Gracias a El origen del planeta de los simios (2011) la franquicia inaugurada en los 70 tomó nuevos bríos y logró despertar el interés de un público que echaba de menos las aventuras de aquel inquietante mundo al revés donde la soberbia del hombre recibía una lección de humildad. La película de Rupert Wyatt protagonizada por James Franco nos descubrió que la propia mano del hombre, y no otra fatalidad, fue la culpable de trastocar el orden establecido por Darwin y el Evolucionismo. Y ello en medio de una película trepidante, tierna y con una estimulante acción. Por ello, la decepción ha sido importante cuando encontramos en su continuación, El amanecer del planeta de los simios, una producción con un agudo sentido de la espectacularidad, pero con un relato perezoso cuya mayor virtud es que rememora historias y resucita géneros que nos resultan demasiado conocidos.

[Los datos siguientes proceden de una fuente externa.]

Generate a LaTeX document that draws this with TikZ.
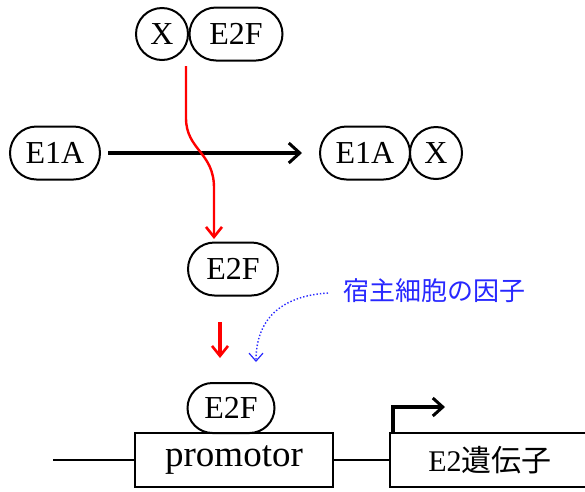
\documentclass[tikz,border=0pt]{standalone}
\usepackage{fontspec}
\setmainfont{Liberation Serif}
\newfontfamily\jpfont{Noto Sans CJK JP}
\usetikzlibrary{shapes.misc,arrows.meta}
\definecolor{bluetxt}{RGB}{40,40,255}
\tikzset{
  pill/.style={rounded rectangle, draw, line width=2pt, minimum width=90pt, minimum height=53pt, inner sep=0pt, font=\fontsize{32}{33}\selectfont},
  ball/.style={circle, draw, line width=2pt, minimum size=52pt, inner sep=0pt, font=\fontsize{32}{33}\selectfont},
  box/.style={rectangle, draw, line width=1.8pt, minimum height=54pt, inner sep=0pt},
  redarrow/.style={draw=red, line width=2.4pt, -{Straight Barb[length=10pt,width=16pt,line width=2.6pt]}},
  blkarrow/.style={draw=black, line width=3.4pt, -{Straight Barb[length=11pt,width=20pt,line width=3pt]}},
  bluearrow/.style={draw=bluetxt, line width=1.4pt, dotted, -{Straight Barb[length=8pt,width=14pt,line width=1.2pt]}},
}
\begin{document}
\begin{tikzpicture}[x=1pt,y=-1pt]
\useasboundingbox (0,0) rectangle (585,491);
% top complex
\node[ball] (x1) at (162,34) {X};
\node[pill, minimum width=93pt] (e2f1) at (236,34) {E2F};
% E1A
\node[pill] (e1a1) at (55,153) {E1A};
\node[pill] (e1a2) at (365,153) {E1A};
\node[ball] (x2) at (436,153) {X};
\coordinate (a2) at (302,153);
\draw[blkarrow] (e1a1.east) ++(7,0) -- (a2);
% middle E2F
\node[pill] (e2f2) at (233,269) {E2F};
% red curve
\coordinate (r0) at (186,66);
\coordinate (r1) at (214,239);
\draw[redarrow] (r0) -- (186,118) .. controls (186,150) and (214,152) .. (214,188) -- (r1);
% bottom
\node[pill, minimum width=87pt, minimum height=50pt] (e2f3) at (231,408) {E2F};
\node[box, minimum width=198pt, font=\fontsize{37}{38}\selectfont] (prom) at (234,460) {promotor};
\node[box, minimum width=200pt, font=\fontsize{30}{32}\selectfont] (gene) at (490,460) {E2{\jpfont 遺伝子}};
\coordinate (l0) at (53,460);
\draw[line width=1.8pt] (l0) -- (prom.west);
\draw[line width=1.8pt] (prom.east) -- (gene.west);
\coordinate (b0) at (393,434);
\coordinate (b1) at (393,407);
\coordinate (b2) at (445,407);
\draw[line width=3.4pt, -{Straight Barb[length=10pt,width=18pt,line width=3pt]}] (b0) -- (b1) -- (b2);
% red short arrow
\coordinate (s0) at (220,322);
\coordinate (s1) at (220,358);
\draw[redarrow, line width=3.6pt] (s0) -- (s1);
% blue label
\node[text=bluetxt, font=\jpfont\fontsize{26}{27}\selectfont, anchor=west, inner sep=0pt] (host) at (343,291) {宿主細胞の因子};
\coordinate (h0) at (328,293);
\coordinate (h1) at (256,362);
\draw[bluearrow] (h0) .. controls (280,296) and (256,320) .. (h1);
\end{tikzpicture}
\end{document}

El conflicto en la película nace de dos emociones muy humanas: el resentimiento y la envidia. Las que incuba un simio con cicatrices llamado Koba y que es una especie de lugarteniente de César, el primate protagonista de la anterior entrega. Ambos son destacados componentes de una comunidad de simios que viven en paz, en los bosques que se alejan de San Francisco y ajena a la destrucción de la especie humana que, salvo algunos supervivientes, desapareció a causa de un letal virus. En este escenario, la irrupción de un grupo de hombres que buscan nuevas fuentes de energía romperá el equilibrio de la convivencia simiesca.